A la fin de La nouvelle vie d’Arsène Lupin, Adrien Goetz publie « une lettre de l’auteur à Maurice Leblanc » :

« Nos coffres-forts sont virtuels, nos guerres sont souvent sans armes, nos trésors ne sont plus uniquement des œuvres d’art. Votre héros, lui, est immortel, et grâce à lui vous avez réussi à être le vrai successeur de ceux que vous admiriez dans votre jeunesse et qui vous ont donné envie d’écrire. C’est ce même tribut de reconnaissance que veut vous payer, modestement, un romancier qui doit tout à ses lectures d’adolescence, et qui dédie respectueusement ces pages à votre mémoire. »

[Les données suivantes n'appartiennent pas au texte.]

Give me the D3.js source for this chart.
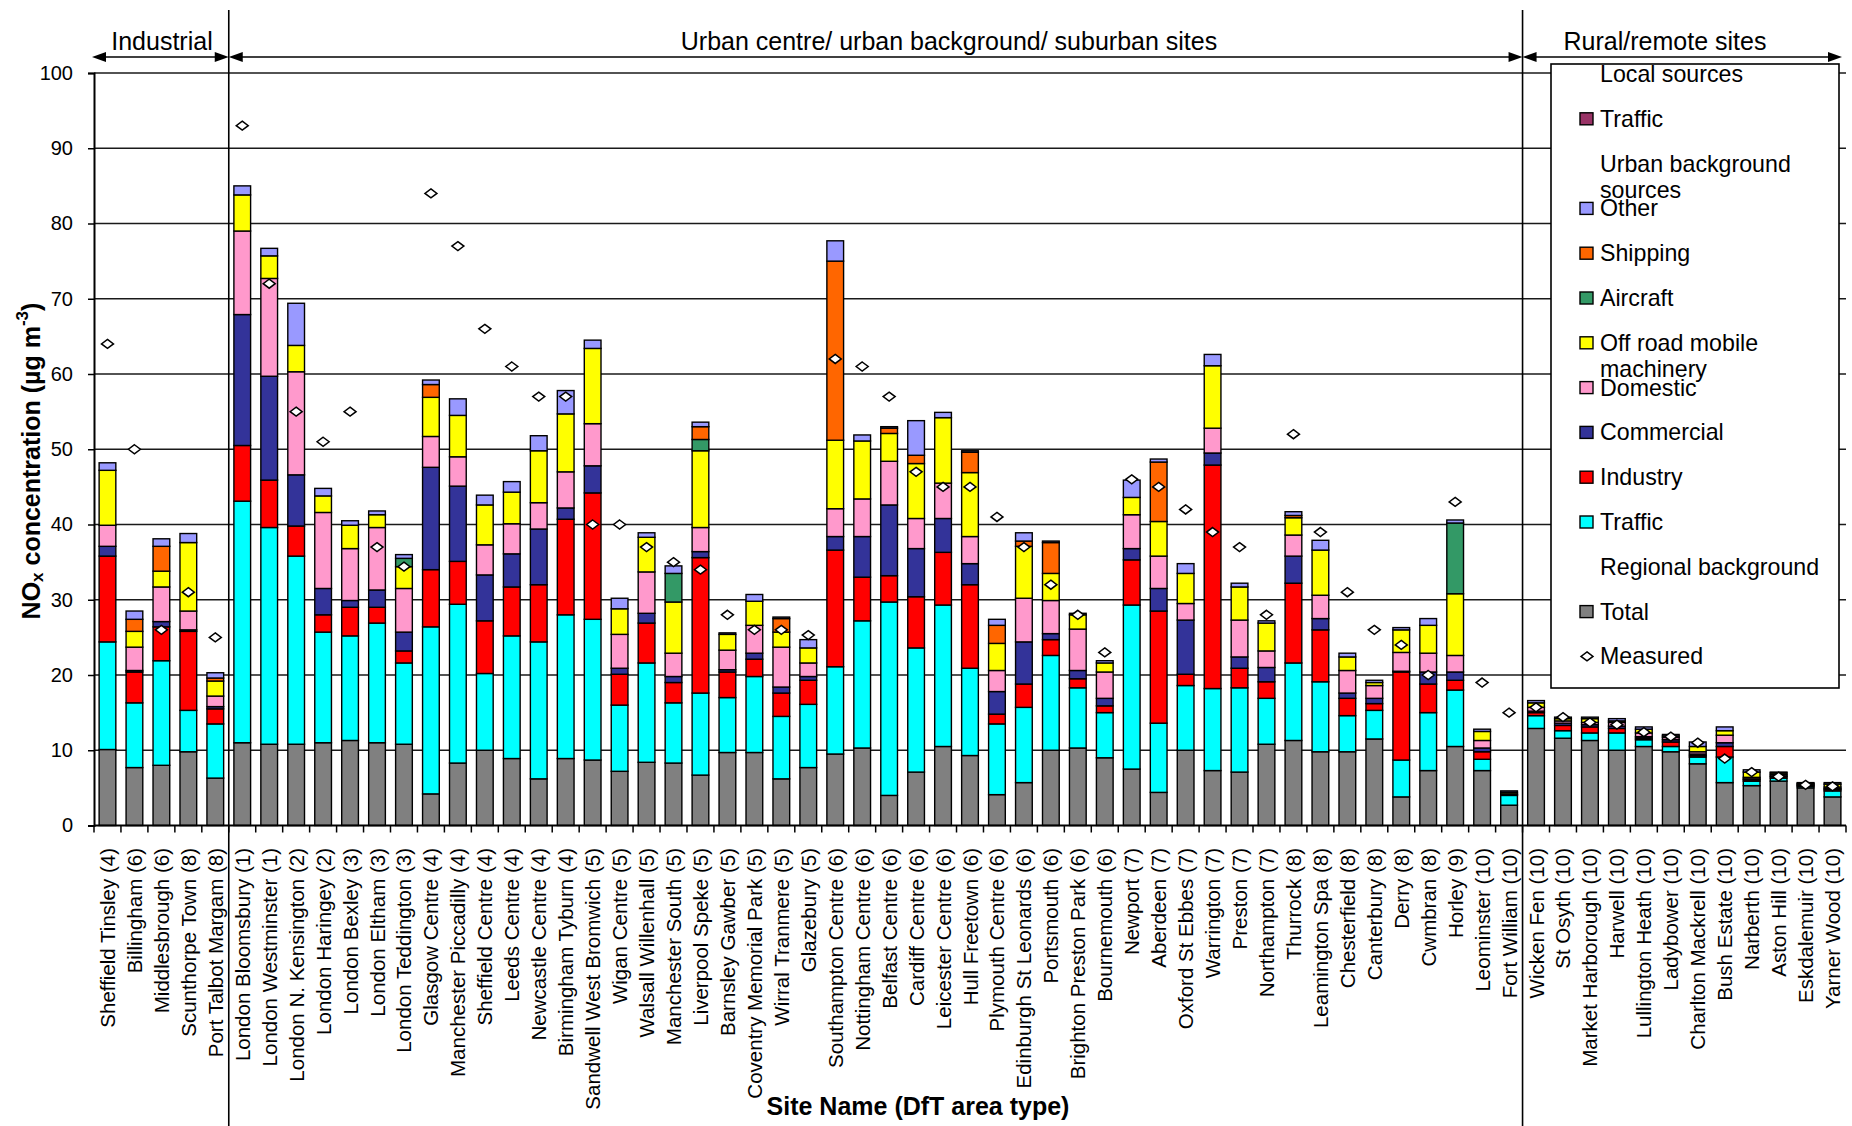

Je disais plus haut que je trouve à Adrien Goetz le sérieux de l’enfant qui joue « pour de vrai »…

Outre qu’il mène dans La nouvelle vie d’Arsène Lupin un récit endiablé, Adrien Goetz broche dans ce roman l’un de ses autoportraits les plus aboutis. Rappelant que la figure du lecteur et celle de l’écrivain sont astralement jumelles, il montre que cette gémellité-là, c’est où justement mûrit le diable. Un beau diable !

 

References

1, 3 Frédéric Soulié, Les Mémoires du Diable, Michel-Lévy frères, Paris, 1858.
2 Adrien Goetz, La nouvelle vie d’Arsène Lupin, Bernard Grasset, 2015.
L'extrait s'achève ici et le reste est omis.